これをもう一度Studio oneで読み込んでください。 読み込んだらインサートエフェクトの【Mixing】から【Mono to Stereo】を選択します。
いくつかエフェクトがかかりますが、【Binaural Pan】だけ残してあとは全て削除しましょう。
これでスネアもバスドラも左右から聴くことができます。
H4nProの内蔵マイクで録音したエアとスネア、バスドラで3系統となりました。
ハンディレコーダーを持っている人はエアだけで済ませる人も多いと思いますが、ちょっとひと手間かけると3系統になるのでだいぶ調整しやすくなります。
MTRや入力の多いインターフェイスを購入すれば8チャンネルや16チャンネルの録音も可能ですが、H4nProの利点は元々ハンディレコーダーということです。
普段のバンド練習にも使えるので手軽さと音質のバランスを考えたらちょうどいいと感じる人が多いのではないでしょうか?
■ マイク2本で録る
H4nProなら3系統の録音が可能でしたが、そもそもH4nProを購入しなくてはなりません。
すでにハンディレコーダーを持っている人にとってはドラムの3系統録音のためだけに新たな機材を買うことに抵抗を覚える人もいるでしょう。
もっと手軽で低コストに録音したいという人はINPUTが2つ付いているオーディオインターフェイスを購入しましょう。
すでに持っている人も多いでしょうし、これから買うという人もINPUTが2つくらいのオーディオインターフェイスならINPUTが1つしかないオーディオインターフェイスとさほど値段に大きな差はありません。
BEHRINGERのUMC202HDであれば1万円程度で購入できます。
BEHRINGER ( ベリンガー ) / UMC202HD
マイクの位置はドラムの正面左右にマイクスタンドで設置します。
個別にマイキングした場合と違い細かく音量の設定ができませんがステレオ感のある録音をすることが可能です。
もしくはトップから1本、もう1本はバスドラを録るという方法もあります。
どちらかというとハードロックやメタルなどにおすすめの録音方法ですね。
ジャンルやバンドの構成によっても適切な位置は違ってくるので何回か試してみてください。

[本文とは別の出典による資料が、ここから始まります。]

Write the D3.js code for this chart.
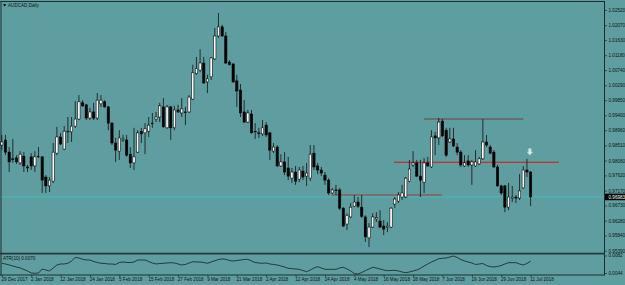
<!DOCTYPE html>
<html><head><meta charset="utf-8">
<script src="https://cdn.jsdelivr.net/npm/d3@7"></script>
<style>html,body{margin:0;padding:0;background:#5f9ea0;overflow:hidden}svg{display:block}</style>
</head><body><svg id="c" width="625" height="285"></svg>
<script>
const opens = [0.9852,0.9867,0.9831,0.9811,0.9814,0.9799,0.9819,0.9787,0.9817,0.9790,
0.9817,0.9817,0.9757,0.9731,0.9745,0.9828,0.9876,0.9840,0.9891,0.9891,
0.9908,0.9929,0.9977,0.9971,0.9932,0.9950,0.9932,0.9974,0.9980,0.9965,
0.9917,0.9858,0.9834,0.9867,0.9867,0.9825,0.9799,0.9831,0.9893,0.9888,
0.9893,0.9916,0.9929,0.9935,0.9965,0.9903,0.9965,0.9903,0.9956,0.9947,
0.9950,0.9950,0.9988,1.0063,1.0074,1.0095,1.0039,1.0054,1.0107,1.0175,
1.0202,1.0175,1.0098,1.0092,1.0042,1.0015,0.9950,0.9920,0.9944,0.9893,
0.9888,0.9885,0.9911,0.9888,0.9834,0.9846,0.9790,0.9802,0.9784,0.9754,
0.9772,0.9751,0.9775,0.9760,0.9754,0.9828,0.9790,0.9778,0.9763,0.9748,
0.9710,0.9719,0.9719,0.9665,0.9618,0.9639,0.9671,0.9683,0.9668,0.9639,
0.9577,0.9609,0.9633,0.9627,0.9612,0.9609,0.9609,0.9677,0.9686,0.9698,
0.9698,0.9745,0.9793,0.9799,0.9760,0.9742,0.9799,0.9787,0.9879,0.9873,
0.9923,0.9896,0.9861,0.9870,0.9846,0.9831,0.9790,0.9805,0.9793,0.9790,
0.9796,0.9811,0.9861,0.9846,0.9831,0.9787,0.9731,0.9731,0.9668,0.9695,
0.9698,0.9695,0.9725,0.9778,0.9772];
const highs = [0.9882,0.9882,0.9846,0.9870,0.9822,0.9834,0.9831,0.9793,0.9828,0.9834,
0.9846,0.9819,0.9763,0.9757,0.9858,0.9906,0.9888,0.9908,0.9935,0.9935,
0.9982,1.0000,0.9985,0.9974,0.9962,0.9977,1.0006,1.0000,0.9985,0.9968,
0.9920,0.9873,0.9896,0.9882,0.9882,0.9846,0.9903,0.9896,0.9903,0.9917,
0.9935,0.9947,0.9950,0.9977,0.9991,0.9971,0.9968,0.9968,0.9971,0.9991,
0.9965,1.0000,1.0090,1.0113,1.0136,1.0113,1.0060,1.0113,1.0199,1.0243,
1.0208,1.0187,1.0104,1.0095,1.0060,1.0033,0.9985,0.9956,0.9956,0.9917,
0.9903,0.9926,0.9920,0.9891,0.9858,0.9852,0.9825,0.9831,0.9817,0.9784,
0.9790,0.9787,0.9790,0.9799,0.9852,0.9852,0.9799,0.9787,0.9772,0.9754,
0.9725,0.9734,0.9725,0.9668,0.9650,0.9680,0.9704,0.9698,0.9704,0.9644,
0.9621,0.9650,0.9653,0.9659,0.9630,0.9624,0.9668,0.9698,0.9713,0.9734,
0.9757,0.9808,0.9834,0.9808,0.9808,0.9814,0.9817,0.9896,0.9891,0.9932,
0.9929,0.9903,0.9903,0.9903,0.9858,0.9837,0.9822,0.9822,0.9808,0.9837,
0.9817,0.9929,0.9882,0.9852,0.9837,0.9793,0.9734,0.9734,0.9740,0.9731,
0.9704,0.9766,0.9790,0.9811,0.9775];
const lows = [0.9837,0.9822,0.9772,0.9799,0.9796,0.9793,0.9772,0.9772,0.9778,0.9772,
0.9814,0.9710,0.9710,0.9713,0.9740,0.9822,0.9852,0.9837,0.9858,0.9861,
0.9903,0.9926,0.9965,0.9926,0.9926,0.9926,0.9926,0.9965,0.9962,0.9896,
0.9852,0.9802,0.9808,0.9861,0.9817,0.9784,0.9778,0.9828,0.9858,0.9825,
0.9876,0.9903,0.9920,0.9920,0.9903,0.9900,0.9867,0.9896,0.9947,0.9935,
0.9911,0.9947,0.9985,1.0060,1.0068,1.0033,1.0006,1.0045,1.0104,1.0170,
1.0172,1.0092,1.0087,1.0036,0.9965,0.9935,0.9917,0.9917,0.9885,0.9870,
0.9873,0.9879,0.9876,0.9808,0.9828,0.9787,0.9787,0.9763,0.9748,0.9740,
0.9734,0.9742,0.9748,0.9731,0.9745,0.9778,0.9766,0.9760,0.9734,0.9704,
0.9707,0.9704,0.9659,0.9609,0.9600,0.9636,0.9668,0.9665,0.9636,0.9565,
0.9550,0.9606,0.9624,0.9606,0.9585,0.9594,0.9606,0.9665,0.9680,0.9689,
0.9695,0.9742,0.9787,0.9757,0.9698,0.9710,0.9787,0.9784,0.9822,0.9852,
0.9876,0.9817,0.9858,0.9846,0.9822,0.9787,0.9787,0.9787,0.9734,0.9787,
0.9793,0.9808,0.9846,0.9825,0.9784,0.9728,0.9704,0.9653,0.9659,0.9683,
0.9680,0.9689,0.9722,0.9757,0.9671];
const closes = [0.9861,0.9831,0.9802,0.9810,0.9802,0.9825,0.9790,0.9784,0.9790,0.9817,
0.9819,0.9748,0.9731,0.9748,0.9831,0.9876,0.9855,0.9893,0.9893,0.9908,
0.9929,0.9980,0.9968,0.9932,0.9950,0.9932,0.9985,0.9985,0.9965,0.9917,
0.9858,0.9837,0.9873,0.9870,0.9822,0.9799,0.9817,0.9888,0.9885,0.9900,
0.9911,0.9917,0.9935,0.9968,0.9906,0.9965,0.9903,0.9956,0.9950,0.9959,
0.9949,0.9994,1.0066,1.0078,1.0095,1.0036,1.0048,1.0110,1.0175,1.0202,
1.0175,1.0095,1.0090,1.0039,1.0012,0.9947,0.9920,0.9947,0.9888,0.9891,
0.9887,0.9903,0.9882,0.9837,0.9846,0.9790,0.9802,0.9772,0.9760,0.9772,
0.9745,0.9778,0.9757,0.9769,0.9825,0.9787,0.9778,0.9769,0.9748,0.9710,
0.9719,0.9717,0.9665,0.9612,0.9644,0.9668,0.9683,0.9671,0.9641,0.9580,
0.9609,0.9639,0.9637,0.9609,0.9603,0.9612,0.9665,0.9692,0.9704,0.9710,
0.9754,0.9781,0.9799,0.9760,0.9748,0.9799,0.9790,0.9876,0.9873,0.9920,
0.9879,0.9822,0.9870,0.9849,0.9831,0.9793,0.9799,0.9793,0.9802,0.9802,
0.9811,0.9861,0.9852,0.9828,0.9787,0.9731,0.9710,0.9668,0.9698,0.9698,
0.9695,0.9716,0.9778,0.9772,0.96983];
const atrValues = [0.00651,0.00636,0.00614,0.00592,0.00570,0.00549,0.00516,0.00484,0.00440,0.00434,
0.00440,0.00527,0.00505,0.00484,0.00549,0.00614,0.00636,0.00636,0.00651,0.00701,
0.00777,0.00766,0.00738,0.00722,0.00722,0.00690,0.00668,0.00651,0.00646,0.00636,
0.00636,0.00625,0.00668,0.00679,0.00668,0.00668,0.00679,0.00722,0.00722,0.00722,
0.00690,0.00657,0.00636,0.00646,0.00651,0.00657,0.00664,0.00657,0.00636,0.00614,
0.00625,0.00657,0.00685,0.00679,0.00679,0.00668,0.00651,0.00679,0.00707,0.00733,
0.00744,0.00738,0.00711,0.00701,0.00711,0.00722,0.00733,0.00738,0.00701,0.00668,
0.00657,0.00651,0.00657,0.00636,0.00625,0.00614,0.00592,0.00570,0.00542,0.00534,
0.00527,0.00520,0.00494,0.00468,0.00505,0.00549,0.00577,0.00549,0.00520,0.00520,
0.00520,0.00520,0.00549,0.00564,0.00527,0.00484,0.00429,0.00419,0.00451,0.00490,
0.00527,0.00564,0.00549,0.00527,0.00505,0.00490,0.00494,0.00499,0.00484,0.00462,
0.00447,0.00462,0.00484,0.00505,0.00542,0.00592,0.00636,0.00679,0.00711,0.00751,
0.00759,0.00766,0.00787,0.00809,0.00777,0.00733,0.00701,0.00679,0.00657,0.00625,
0.00636,0.00646,0.00603,0.00577,0.00570,0.00581,0.00603,0.00636,0.00664,0.00664,
0.00664,0.00636,0.00614,0.00646,0.00698];

const priceTicks = [1.02520,1.02070,1.01630,1.01180,1.00740,1.00290,0.99850,0.99400,0.98960,
0.98510,0.98060,0.97620,0.97170,0.96730,0.96280,0.95840,0.95390];
const atrTicks = [0.0082,0.0044];
const dateTickBars = [0,8,16,24,32,40,48,56,64,72,80,88,96,104,112,120,128,136,144];
const dateTickLabels = ["29 Dec 2017","2 Jan 2018","12 Jan 2018","24 Jan 2018","5 Feb 2018",
"15 Feb 2018","27 Feb 2018","9 Mar 2018","21 Mar 2018","2 Apr 2018","12 Apr 2018","24 Apr 2018",
"4 May 2018","16 May 2018","28 May 2018","7 Jun 2018","19 Jun 2018","29 Jun 2018","11 Jul 2018"];
const bidPrice = 0.96983;
const levelPrices = [0.9801, 0.9929, 0.9704];
const levelFrom = [106.8, 115.0, 89.8];
const levelTo = [151.7, 142.0, 119.8];
const levelColors = ["#e01010", "#8a3030", "#a83030"];
const arrowBar = 143.8, arrowPrice = 0.9822;
const titleText = "AUDCAD,Daily";
const atrLabel = "ATR(10) 0.0070";

const svg = d3.select("#c");
const FONT = "'Liberation Sans', Arial, sans-serif";
const FS = 4.6;
svg.append("rect").attr("width",625).attr("height",285).attr("fill","#5f9ea0");

const x = d3.scaleLinear().domain([0,144]).range([1.8,530.6]);
const y = d3.scaleLinear().domain([0.95390,1.02520]).range([250.7,10]);
const ya = d3.scaleLinear().domain([0.0044,0.0082]).range([273,255.5]);

const frame = "#1b2e2e";
svg.append("line").attr("x1",0.5).attr("x2",604.5).attr("y1",1.5).attr("y2",1.5).attr("stroke",frame).attr("stroke-width",1);
svg.append("line").attr("x1",1).attr("x2",1).attr("y1",1).attr("y2",275.5).attr("stroke",frame).attr("stroke-width",1);
svg.append("line").attr("x1",604.5).attr("x2",604.5).attr("y1",1).attr("y2",275.5).attr("stroke",frame).attr("stroke-width",1);
svg.append("line").attr("x1",0).attr("x2",604.5).attr("y1",253.6).attr("y2",253.6).attr("stroke","#243838").attr("stroke-width",1.8);
svg.append("line").attr("x1",0).attr("x2",604.5).attr("y1",275).attr("y2",275).attr("stroke",frame).attr("stroke-width",1);

svg.append("line").attr("x1",1.5).attr("x2",604).attr("y1",y(bidPrice)).attr("y2",y(bidPrice))
  .attr("stroke","#3fc2c2").attr("stroke-width",0.8);

levelPrices.forEach((p,k)=>{
  if(k===1){
    svg.append("line").attr("x1",x(levelFrom[k])).attr("x2",x(levelTo[k]))
      .attr("y1",y(p)-0.9).attr("y2",y(p)-0.9).attr("stroke","#3aa8a8").attr("stroke-width",0.8);
  }
  svg.append("line").attr("x1",x(levelFrom[k])).attr("x2",x(levelTo[k]))
    .attr("y1",y(p)).attr("y2",y(p)).attr("stroke",levelColors[k]).attr("stroke-width",k===0?1.1:0.9);
});

const idx = d3.range(opens.length);
const g = svg.append("g");
g.selectAll("line.w").data(idx).join("line").attr("class","w")
  .attr("x1",i=>x(i)).attr("x2",i=>x(i))
  .attr("y1",i=>y(highs[i])).attr("y2",i=>y(lows[i]))
  .attr("stroke","#111").attr("stroke-width",0.8);
g.selectAll("rect.b").data(idx).join("rect").attr("class","b")
  .attr("x",i=>x(i)-1.15).attr("width",2.3)
  .attr("y",i=>y(Math.max(opens[i],closes[i])))
  .attr("height",i=>Math.max(0.7,Math.abs(y(opens[i])-y(closes[i]))))
  .attr("fill",i=>closes[i]>=opens[i]?"#ffffff":"#000000")
  .attr("stroke","#000").attr("stroke-width",0.55);

const ax = x(arrowBar), ay = y(arrowPrice);
svg.append("path")
  .attr("d",`M${ax-1.3},${ay-6.6}L${ax+1.3},${ay-6.6}L${ax+1.3},${ay-3.2}L${ax+2.8},${ay-3.2}L${ax},${ay}L${ax-2.8},${ay-3.2}L${ax-1.3},${ay-3.2}Z`)
  .attr("fill","#d6ecec").attr("stroke","#9fd0d0").attr("stroke-width",0.6);

const pa = svg.append("g").attr("transform","translate(604.5,0)")
  .call(d3.axisRight(y).tickValues(priceTicks).tickFormat(d3.format(".5f")).tickSize(2.5).tickPadding(1.5));
pa.select(".domain").remove();
pa.selectAll("line").attr("stroke",frame).attr("stroke-width",0.7);
pa.selectAll("text").attr("font-family",FONT).attr("font-size",FS).attr("fill","#0a1414");

svg.append("rect").attr("x",605).attr("y",y(bidPrice)-3.3).attr("width",20).attr("height",6.6).attr("fill","#000");
svg.append("text").attr("x",608.5).attr("y",y(bidPrice)).attr("dy","0.35em").text(d3.format(".5f")(bidPrice))
  .attr("font-family",FONT).attr("font-size",FS).attr("fill","#fff");

const aa = svg.append("g").attr("transform","translate(604.5,0)")
  .call(d3.axisRight(ya).tickValues(atrTicks).tickFormat(d3.format(".4f")).tickSize(2.5).tickPadding(1.5));
aa.select(".domain").remove();
aa.selectAll("line").attr("stroke",frame).attr("stroke-width",0.7);
aa.selectAll("text").attr("font-family",FONT).attr("font-size",FS).attr("fill","#0a1414");

svg.append("path").datum(idx)
  .attr("d",d3.line().x(i=>x(i)).y(i=>ya(atrValues[i])))
  .attr("fill","none").attr("stroke","#0d1a1a").attr("stroke-width",0.75);

const da = svg.append("g").attr("transform","translate(0,275)")
  .call(d3.axisBottom(x).tickValues(dateTickBars).tickFormat((d,i)=>dateTickLabels[i]).tickSize(2).tickPadding(1));
da.select(".domain").remove();
da.selectAll("line").attr("stroke",frame).attr("stroke-width",0.7);
da.selectAll("text").attr("font-family",FONT).attr("font-size",FS).attr("fill","#0a1414")
  .attr("text-anchor","start").attr("dx",-0.8);

svg.append("path").attr("d","M3,4.2L6.4,4.2L4.7,6.6Z").attr("fill","#000");
svg.append("text").attr("x",8).attr("y",5.4).attr("dy","0.35em").text(titleText)
  .attr("font-family",FONT).attr("font-size",FS).attr("fill","#0a1414");
svg.append("text").attr("x",3).attr("y",258.3).attr("dy","0.35em").text(atrLabel)
  .attr("font-family",FONT).attr("font-size",FS).attr("fill","#0a1414");
</script></body></html>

いずれの場合でも重要になるのがドラマーの音量バランスです。
パーツの1つずつを狙って録るわけではないので、適切な音量で叩いてくれるドラマーほど少ないマイクでも使える音での録音が可能になります。
■ まとめ
ドラムのレコーディングと言えばマイク10本くらいは欲しいところですが、今回はできるだけ低価格で少ない手間で録音できる方法を紹介しました。
求めているものがかなり高い水準のものなら10本以上のマイクは必要ですが、簡単なデモ音源や弾いてみた動画を作るという程度なら今回の録音方法も試してみてください。
意外と綺麗な音質で録音することができますよ。